## What is required
Starting with the first line and ending with the line that holds "1290, 1290, 1224, 1220, None, 1110, 1100, None, 1065, 858]", repeat the material exactly.

## Data provided
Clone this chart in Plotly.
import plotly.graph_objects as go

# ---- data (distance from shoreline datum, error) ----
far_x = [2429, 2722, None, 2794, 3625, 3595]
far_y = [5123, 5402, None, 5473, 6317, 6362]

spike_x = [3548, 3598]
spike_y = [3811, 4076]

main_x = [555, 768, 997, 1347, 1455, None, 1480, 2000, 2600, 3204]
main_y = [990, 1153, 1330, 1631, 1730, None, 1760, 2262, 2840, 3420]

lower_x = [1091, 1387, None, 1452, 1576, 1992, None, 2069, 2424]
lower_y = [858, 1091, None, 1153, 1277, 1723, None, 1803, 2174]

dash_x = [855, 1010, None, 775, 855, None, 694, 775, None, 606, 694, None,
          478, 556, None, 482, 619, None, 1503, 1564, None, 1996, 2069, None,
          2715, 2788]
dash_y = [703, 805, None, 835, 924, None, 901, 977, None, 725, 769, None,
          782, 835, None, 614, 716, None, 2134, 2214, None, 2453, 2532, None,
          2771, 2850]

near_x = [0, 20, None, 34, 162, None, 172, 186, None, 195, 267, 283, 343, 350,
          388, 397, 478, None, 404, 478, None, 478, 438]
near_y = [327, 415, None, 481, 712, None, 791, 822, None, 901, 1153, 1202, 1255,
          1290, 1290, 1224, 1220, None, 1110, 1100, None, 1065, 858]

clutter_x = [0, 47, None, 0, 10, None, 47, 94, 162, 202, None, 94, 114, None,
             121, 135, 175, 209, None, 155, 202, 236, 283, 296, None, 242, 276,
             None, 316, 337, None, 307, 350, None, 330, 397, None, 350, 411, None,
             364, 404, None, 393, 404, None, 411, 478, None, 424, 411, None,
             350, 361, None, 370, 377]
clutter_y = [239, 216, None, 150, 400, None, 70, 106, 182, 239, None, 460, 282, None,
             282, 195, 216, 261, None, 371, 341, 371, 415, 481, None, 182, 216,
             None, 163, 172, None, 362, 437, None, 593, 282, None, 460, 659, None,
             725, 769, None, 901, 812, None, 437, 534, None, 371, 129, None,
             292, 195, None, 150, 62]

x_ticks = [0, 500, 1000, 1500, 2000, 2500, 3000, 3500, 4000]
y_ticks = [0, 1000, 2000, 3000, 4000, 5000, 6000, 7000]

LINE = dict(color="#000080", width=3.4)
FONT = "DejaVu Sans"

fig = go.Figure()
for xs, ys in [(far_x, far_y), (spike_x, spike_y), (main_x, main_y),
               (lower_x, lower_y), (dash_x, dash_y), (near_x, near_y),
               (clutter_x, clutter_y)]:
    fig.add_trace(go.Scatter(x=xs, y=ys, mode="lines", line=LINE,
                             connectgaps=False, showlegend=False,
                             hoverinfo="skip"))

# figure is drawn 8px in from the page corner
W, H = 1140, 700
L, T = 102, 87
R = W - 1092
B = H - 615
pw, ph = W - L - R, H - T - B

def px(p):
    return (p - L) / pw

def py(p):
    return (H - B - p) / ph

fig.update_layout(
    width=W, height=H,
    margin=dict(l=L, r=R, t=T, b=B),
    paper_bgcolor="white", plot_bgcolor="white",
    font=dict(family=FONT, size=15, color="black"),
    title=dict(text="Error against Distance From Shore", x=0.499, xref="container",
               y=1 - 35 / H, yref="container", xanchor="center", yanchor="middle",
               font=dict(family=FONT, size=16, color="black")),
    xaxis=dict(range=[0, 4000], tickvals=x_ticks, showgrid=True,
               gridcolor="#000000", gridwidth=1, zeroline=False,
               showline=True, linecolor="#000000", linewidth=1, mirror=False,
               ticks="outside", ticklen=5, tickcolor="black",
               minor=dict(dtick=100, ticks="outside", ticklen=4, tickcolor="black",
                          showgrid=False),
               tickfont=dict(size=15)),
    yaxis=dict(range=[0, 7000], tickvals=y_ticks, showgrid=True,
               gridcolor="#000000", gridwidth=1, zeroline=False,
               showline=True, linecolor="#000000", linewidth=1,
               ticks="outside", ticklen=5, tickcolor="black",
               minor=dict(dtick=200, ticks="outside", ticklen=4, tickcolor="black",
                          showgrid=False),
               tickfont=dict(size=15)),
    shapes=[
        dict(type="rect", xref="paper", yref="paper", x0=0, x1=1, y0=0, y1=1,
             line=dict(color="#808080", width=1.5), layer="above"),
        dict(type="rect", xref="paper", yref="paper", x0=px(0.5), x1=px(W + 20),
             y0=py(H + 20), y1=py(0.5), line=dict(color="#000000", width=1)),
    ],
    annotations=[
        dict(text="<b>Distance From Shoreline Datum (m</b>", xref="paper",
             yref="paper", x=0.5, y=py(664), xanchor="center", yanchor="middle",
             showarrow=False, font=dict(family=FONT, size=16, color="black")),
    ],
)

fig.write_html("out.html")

## Result for this exercise
Clone this chart in Plotly.
import plotly.graph_objects as go

# ---- data (distance from shoreline datum, error) ----
far_x = [2429, 2722, None, 2794, 3625, 3595]
far_y = [5123, 5402, None, 5473, 6317, 6362]

spike_x = [3548, 3598]
spike_y = [3811, 4076]

main_x = [555, 768, 997, 1347, 1455, None, 1480, 2000, 2600, 3204]
main_y = [990, 1153, 1330, 1631, 1730, None, 1760, 2262, 2840, 3420]

lower_x = [1091, 1387, None, 1452, 1576, 1992, None, 2069, 2424]
lower_y = [858, 1091, None, 1153, 1277, 1723, None, 1803, 2174]

dash_x = [855, 1010, None, 775, 855, None, 694, 775, None, 606, 694, None,
          478, 556, None, 482, 619, None, 1503, 1564, None, 1996, 2069, None,
          2715, 2788]
dash_y = [703, 805, None, 835, 924, None, 901, 977, None, 725, 769, None,
          782, 835, None, 614, 716, None, 2134, 2214, None, 2453, 2532, None,
          2771, 2850]

near_x = [0, 20, None, 34, 162, None, 172, 186, None, 195, 267, 283, 343, 350,
          388, 397, 478, None, 404, 478, None, 478, 438]
near_y = [327, 415, None, 481, 712, None, 791, 822, None, 901, 1153, 1202, 1255,
          1290, 1290, 1224, 1220, None, 1110, 1100, None, 1065, 858]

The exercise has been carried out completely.